My jokes

Car

I work in a garage, and yesterday a gay person came up to me and said, "Why won't my car go straight?"

CPR

I hope you know CPR, because you are taking my breath away!

Tattoo

I went to the tattoo shop and asked for a skull.

A Jewish guy behind me said, "A skull? Back in my day, we could only get numbers!"

Quarrel

I hate it when a couple has a minor quarrel, and the girlfriend updates her Facebook status to ‘single.’

I mean, I fight with my parents all the time, but I never update my status to ‘orphan.’

Sex

I asked my Dad the other day, "At what age is it okay to have sex with girls?"

He replied, "When they leave school, son, they are legal."

Apparently, 3:15 p.m. is not what he meant.

Memes

Coconut

My sis told me that onions are the only food that can make you cry...

So I threw a coconut at her.

Karen

Roses are red, my mental health is blue, Karen got no mom like you.

Blood

My (at the time) boyfriend told our chemistry teacher that blood is corrosive to steel.

Anyways, my sharpener isn’t working because the blade has been too badly damaged from something else...

Suicide

My ex-boyfriend threatened to kill me because I was suicidal.
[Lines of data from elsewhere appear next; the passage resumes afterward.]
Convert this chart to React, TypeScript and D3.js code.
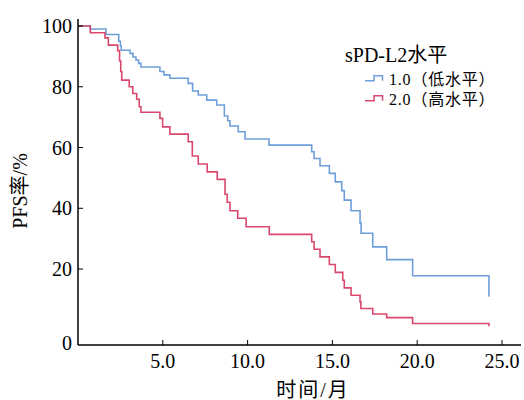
import React from "react";
import * as d3 from "d3";

// Kaplan–Meier step points: time (months) and PFS rate (%)
const lowTimes = [0, 0.71, 1.65, 2.4, 2.5, 2.55, 3.07, 3.24, 3.42, 3.57, 3.71, 4.83, 5.07, 5.42, 6.5, 6.76, 7.09, 7.59, 8.18, 8.63, 8.83, 8.96, 9.45, 9.85, 11.26, 13.78, 13.92, 14.27, 14.82, 15.17, 15.55, 15.7, 16.1, 16.63, 16.69, 17.38, 18.2, 19.73, 24.23];
const lowRates = [100, 99.0, 97.2, 95.0, 93.5, 92.0, 91.0, 89.8, 88.8, 87.7, 86.5, 85.0, 83.9, 82.8, 81.1, 78.6, 77.3, 75.6, 74.0, 70.4, 68.8, 67.1, 65.2, 62.8, 60.8, 58.6, 56.4, 54.0, 51.5, 48.7, 45.8, 42.7, 39.2, 35.2, 31.8, 27.3, 23.1, 17.8, 10.9];

const highTimes = [0, 0.73, 1.59, 1.79, 2.34, 2.45, 2.52, 2.58, 3.02, 3.23, 3.46, 3.61, 3.71, 4.83, 4.99, 5.42, 6.5, 6.74, 7.09, 7.62, 8.21, 8.67, 8.8, 8.96, 9.42, 9.91, 11.28, 13.78, 13.92, 14.27, 14.82, 15.17, 15.61, 15.7, 16.1, 16.63, 16.68, 17.38, 18.2, 19.73, 24.23];
const highRates = [100, 97.8, 96.1, 93.7, 91.9, 88.5, 85.0, 82.2, 80.0, 77.8, 75.9, 73.4, 71.6, 69.6, 66.8, 64.4, 61.9, 57.2, 54.6, 52.0, 49.5, 44.6, 42.0, 39.2, 36.7, 33.9, 31.4, 29.0, 26.5, 24.0, 21.5, 18.9, 16.3, 13.8, 11.4, 9.2, 7.0, 5.2, 4.0, 2.1, 1.2];

const xTicks = [5, 10, 15, 20, 25];
const xTickLabels = ["5.0", "10.0", "15.0", "20.0", "25.0"];
const yTicks = [20, 40, 60, 80, 100];
const yTickLabels = ["20", "40", "60", "80", "100"];

const seriesNames = ["1.0（低水平）", "2.0（高水平）"];
const seriesColors = ["#6f9fdb", "#d9486c"];
const legendTitle = "sPD-L2水平";
const xTitle = "时间/月";
const yTitle = "PFS率/%";

const FONT = "'Liberation Serif', 'Times New Roman', 'Noto Sans CJK SC', serif";

export default function App() {
  const W = 524, H = 400;
  const x = d3.scaleLinear().domain([0, 25]).range([78, 502]);
  const y = d3.scaleLinear().domain([-5, 100]).range([345, 26]);
  const line = d3
    .line<[number, number]>()
    .x((d) => x(d[0]))
    .y((d) => y(d[1]))
    .curve(d3.curveStepAfter);

  const series = [
    lowTimes.map((t, i) => [t, lowRates[i]] as [number, number]),
    highTimes.map((t, i) => [t, highRates[i]] as [number, number]),
  ];

  const axisBottom = y(-5);
  const legendX = 365;
  const legendRows = [80.7, 100.7];

  return (
    <svg
      width={W}
      height={H}
      style={{ position: "absolute", left: 0, top: 0, background: "#fff" }}
      fontFamily={FONT}
    >
      <rect width={W} height={H} fill="#fff" />
      {/* curves */}
      {series.map((s, i) => (
        <path key={i} d={line(s) || ""} fill="none" stroke={seriesColors[i]} strokeWidth={1.6} />
      ))}
      {/* axes */}
      <line x1={78} x2={78} y1={19} y2={axisBottom} stroke="#000" strokeWidth={1.5} />
      <line x1={78} x2={521} y1={axisBottom} y2={axisBottom} stroke="#000" strokeWidth={1.5} />
      {yTicks.map((v, i) => (
        <g key={v}>
          <line x1={78} x2={83} y1={y(v)} y2={y(v)} stroke="#000" strokeWidth={1} />
          <text x={72} y={y(v)} dy="0.35em" textAnchor="end" fontSize={20} fill="#000">
            {yTickLabels[i]}
          </text>
        </g>
      ))}
      <text x={72} y={axisBottom - 2} dy="0.35em" textAnchor="end" fontSize={20} fill="#000">
        0
      </text>
      {xTicks.map((v, i) => (
        <g key={v}>
          <line x1={x(v)} x2={x(v)} y1={axisBottom} y2={axisBottom - 5} stroke="#000" strokeWidth={1} />
          <text x={x(v)} y={368} textAnchor="middle" fontSize={20} fill="#000">
            {xTickLabels[i]}
          </text>
        </g>
      ))}
      <text x={313} y={397} textAnchor="middle" fontSize={20} letterSpacing={2} fill="#000">
        {xTitle}
      </text>
      <text
        transform="translate(27,191) rotate(-90)"
        textAnchor="middle"
        fontSize={20}
        fill="#000"
      >
        {yTitle}
      </text>
      {/* legend */}
      <text x={345} y={62} fontSize={20} fill="#000">
        {legendTitle}
      </text>
      {seriesNames.map((name, i) => {
        const ly = legendRows[i];
        const c = seriesColors[i];
        const d = `M${legendX},${ly} L${legendX + 9},${ly} L${legendX + 9},${ly - 5} L${legendX + 17.5},${ly - 5} L${legendX + 17.5},${ly}`;
        return (
          <g key={name}>
            <path d={d} fill="none" stroke={c} strokeWidth={1.5} />
            <text x={389} y={ly + 4.5} fontSize={16} letterSpacing={0.8} fill="#000">
              {name}
            </text>
          </g>
        );
      })}
    </svg>
  );
}
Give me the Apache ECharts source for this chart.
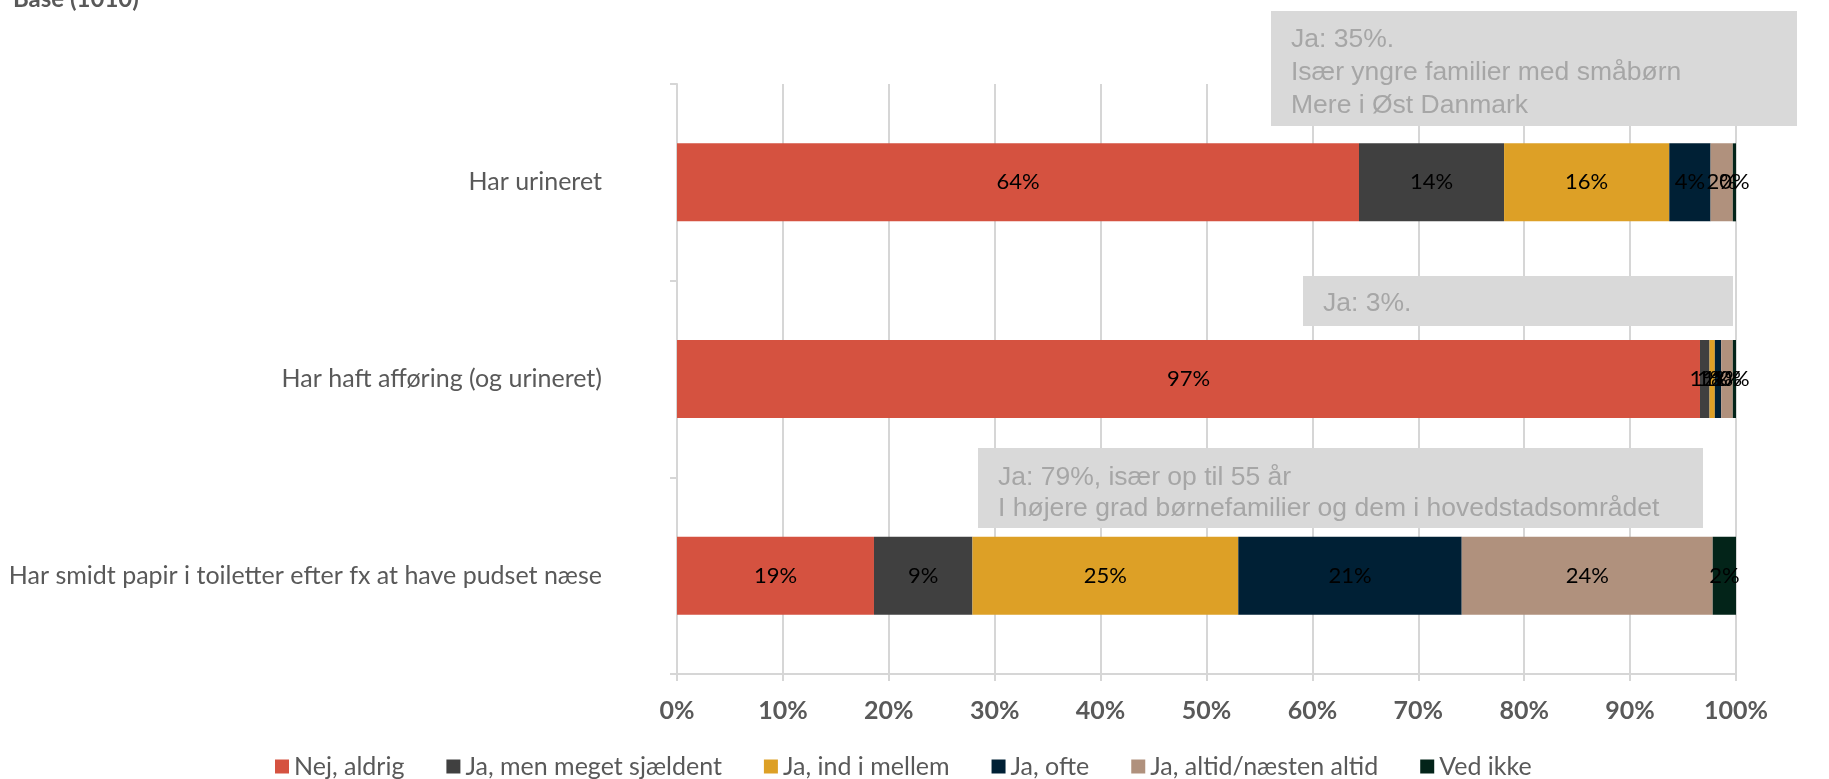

I wanted to tell him, "Well, can we get what we both want?" I was already planning on dying anyway.

Word

I will remember my biker buddy's last words: "Why did you cut in front of me?"

Wife

Whenever I go to bed, my wife disappears, but whenever I turn on the lights at night, she’s back in bed.

Life Support

My grandpa said, "You kids rely on too much electronics." I said, well we will see about that. *unplugging life support* me: *oops*

Wife

My wife said I didn’t listen to a single thing she says.

What a weird way to start a conversation!